Collected data »
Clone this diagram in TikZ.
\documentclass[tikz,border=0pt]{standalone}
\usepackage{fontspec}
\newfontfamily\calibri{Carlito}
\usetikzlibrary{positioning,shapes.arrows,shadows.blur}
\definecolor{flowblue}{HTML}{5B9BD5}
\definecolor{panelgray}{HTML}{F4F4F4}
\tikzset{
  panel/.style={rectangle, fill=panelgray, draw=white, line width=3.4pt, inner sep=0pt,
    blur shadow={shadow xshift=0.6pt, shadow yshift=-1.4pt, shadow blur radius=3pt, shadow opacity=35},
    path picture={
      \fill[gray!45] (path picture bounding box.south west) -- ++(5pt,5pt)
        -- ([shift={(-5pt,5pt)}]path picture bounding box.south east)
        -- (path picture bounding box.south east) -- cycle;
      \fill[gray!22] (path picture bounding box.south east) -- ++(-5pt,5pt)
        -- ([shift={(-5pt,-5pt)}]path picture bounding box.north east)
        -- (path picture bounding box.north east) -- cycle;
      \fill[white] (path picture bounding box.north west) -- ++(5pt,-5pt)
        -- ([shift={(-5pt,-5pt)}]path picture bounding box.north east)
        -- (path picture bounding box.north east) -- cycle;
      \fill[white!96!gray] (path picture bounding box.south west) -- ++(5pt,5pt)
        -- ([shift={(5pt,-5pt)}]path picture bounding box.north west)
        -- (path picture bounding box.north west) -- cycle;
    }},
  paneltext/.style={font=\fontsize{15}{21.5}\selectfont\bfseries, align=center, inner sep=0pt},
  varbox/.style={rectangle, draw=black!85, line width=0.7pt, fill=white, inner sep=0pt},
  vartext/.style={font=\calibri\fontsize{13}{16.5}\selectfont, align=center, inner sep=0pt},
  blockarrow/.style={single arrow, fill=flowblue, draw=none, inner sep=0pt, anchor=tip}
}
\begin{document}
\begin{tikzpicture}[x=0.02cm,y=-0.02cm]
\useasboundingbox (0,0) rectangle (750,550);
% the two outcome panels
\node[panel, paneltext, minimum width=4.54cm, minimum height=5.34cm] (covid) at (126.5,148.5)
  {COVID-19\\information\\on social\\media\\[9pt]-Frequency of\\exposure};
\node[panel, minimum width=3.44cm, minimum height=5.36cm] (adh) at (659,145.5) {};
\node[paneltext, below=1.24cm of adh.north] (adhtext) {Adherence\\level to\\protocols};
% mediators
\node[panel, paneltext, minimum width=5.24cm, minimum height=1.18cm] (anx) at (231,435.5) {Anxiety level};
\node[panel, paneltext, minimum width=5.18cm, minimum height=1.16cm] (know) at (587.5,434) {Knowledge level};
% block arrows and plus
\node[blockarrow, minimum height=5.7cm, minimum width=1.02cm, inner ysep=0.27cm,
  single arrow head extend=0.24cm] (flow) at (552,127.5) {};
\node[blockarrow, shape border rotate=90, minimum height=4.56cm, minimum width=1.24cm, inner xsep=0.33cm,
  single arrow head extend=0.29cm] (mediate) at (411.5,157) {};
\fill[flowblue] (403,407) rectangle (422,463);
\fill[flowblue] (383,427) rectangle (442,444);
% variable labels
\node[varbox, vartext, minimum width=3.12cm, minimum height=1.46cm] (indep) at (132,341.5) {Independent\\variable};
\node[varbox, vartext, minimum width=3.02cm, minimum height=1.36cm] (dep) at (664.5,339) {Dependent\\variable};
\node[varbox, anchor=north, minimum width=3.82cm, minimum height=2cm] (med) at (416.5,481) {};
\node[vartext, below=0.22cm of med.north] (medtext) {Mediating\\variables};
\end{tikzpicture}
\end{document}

Stated problem » Repeat the listing above without any change.

Solution to this problem »
Clone this diagram in TikZ.
\documentclass[tikz,border=0pt]{standalone}
\usepackage{fontspec}
\newfontfamily\calibri{Carlito}
\usetikzlibrary{positioning,shapes.arrows,shadows.blur}
\definecolor{flowblue}{HTML}{5B9BD5}
\definecolor{panelgray}{HTML}{F4F4F4}
\tikzset{
  panel/.style={rectangle, fill=panelgray, draw=white, line width=3.4pt, inner sep=0pt,
    blur shadow={shadow xshift=0.6pt, shadow yshift=-1.4pt, shadow blur radius=3pt, shadow opacity=35},
    path picture={
      \fill[gray!45] (path picture bounding box.south west) -- ++(5pt,5pt)
        -- ([shift={(-5pt,5pt)}]path picture bounding box.south east)
        -- (path picture bounding box.south east) -- cycle;
      \fill[gray!22] (path picture bounding box.south east) -- ++(-5pt,5pt)
        -- ([shift={(-5pt,-5pt)}]path picture bounding box.north east)
        -- (path picture bounding box.north east) -- cycle;
      \fill[white] (path picture bounding box.north west) -- ++(5pt,-5pt)
        -- ([shift={(-5pt,-5pt)}]path picture bounding box.north east)
        -- (path picture bounding box.north east) -- cycle;
      \fill[white!96!gray] (path picture bounding box.south west) -- ++(5pt,5pt)
        -- ([shift={(5pt,-5pt)}]path picture bounding box.north west)
        -- (path picture bounding box.north west) -- cycle;
    }},
  paneltext/.style={font=\fontsize{15}{21.5}\selectfont\bfseries, align=center, inner sep=0pt},
  varbox/.style={rectangle, draw=black!85, line width=0.7pt, fill=white, inner sep=0pt},
  vartext/.style={font=\calibri\fontsize{13}{16.5}\selectfont, align=center, inner sep=0pt},
  blockarrow/.style={single arrow, fill=flowblue, draw=none, inner sep=0pt, anchor=tip}
}
\begin{document}
\begin{tikzpicture}[x=0.02cm,y=-0.02cm]
\useasboundingbox (0,0) rectangle (750,550);
% the two outcome panels
\node[panel, paneltext, minimum width=4.54cm, minimum height=5.34cm] (covid) at (126.5,148.5)
  {COVID-19\\information\\on social\\media\\[9pt]-Frequency of\\exposure};
\node[panel, minimum width=3.44cm, minimum height=5.36cm] (adh) at (659,145.5) {};
\node[paneltext, below=1.24cm of adh.north] (adhtext) {Adherence\\level to\\protocols};
% mediators
\node[panel, paneltext, minimum width=5.24cm, minimum height=1.18cm] (anx) at (231,435.5) {Anxiety level};
\node[panel, paneltext, minimum width=5.18cm, minimum height=1.16cm] (know) at (587.5,434) {Knowledge level};
% block arrows and plus
\node[blockarrow, minimum height=5.7cm, minimum width=1.02cm, inner ysep=0.27cm,
  single arrow head extend=0.24cm] (flow) at (552,127.5) {};
\node[blockarrow, shape border rotate=90, minimum height=4.56cm, minimum width=1.24cm, inner xsep=0.33cm,
  single arrow head extend=0.29cm] (mediate) at (411.5,157) {};
\fill[flowblue] (403,407) rectangle (422,463);
\fill[flowblue] (383,427) rectangle (442,444);
% variable labels
\node[varbox, vartext, minimum width=3.12cm, minimum height=1.46cm] (indep) at (132,341.5) {Independent\\variable};
\node[varbox, vartext, minimum width=3.02cm, minimum height=1.36cm] (dep) at (664.5,339) {Dependent\\variable};
\node[varbox, anchor=north, minimum width=3.82cm, minimum height=2cm] (med) at (416.5,481) {};
\node[vartext, below=0.22cm of med.north] (medtext) {Mediating\\variables};
\end{tikzpicture}
\end{document}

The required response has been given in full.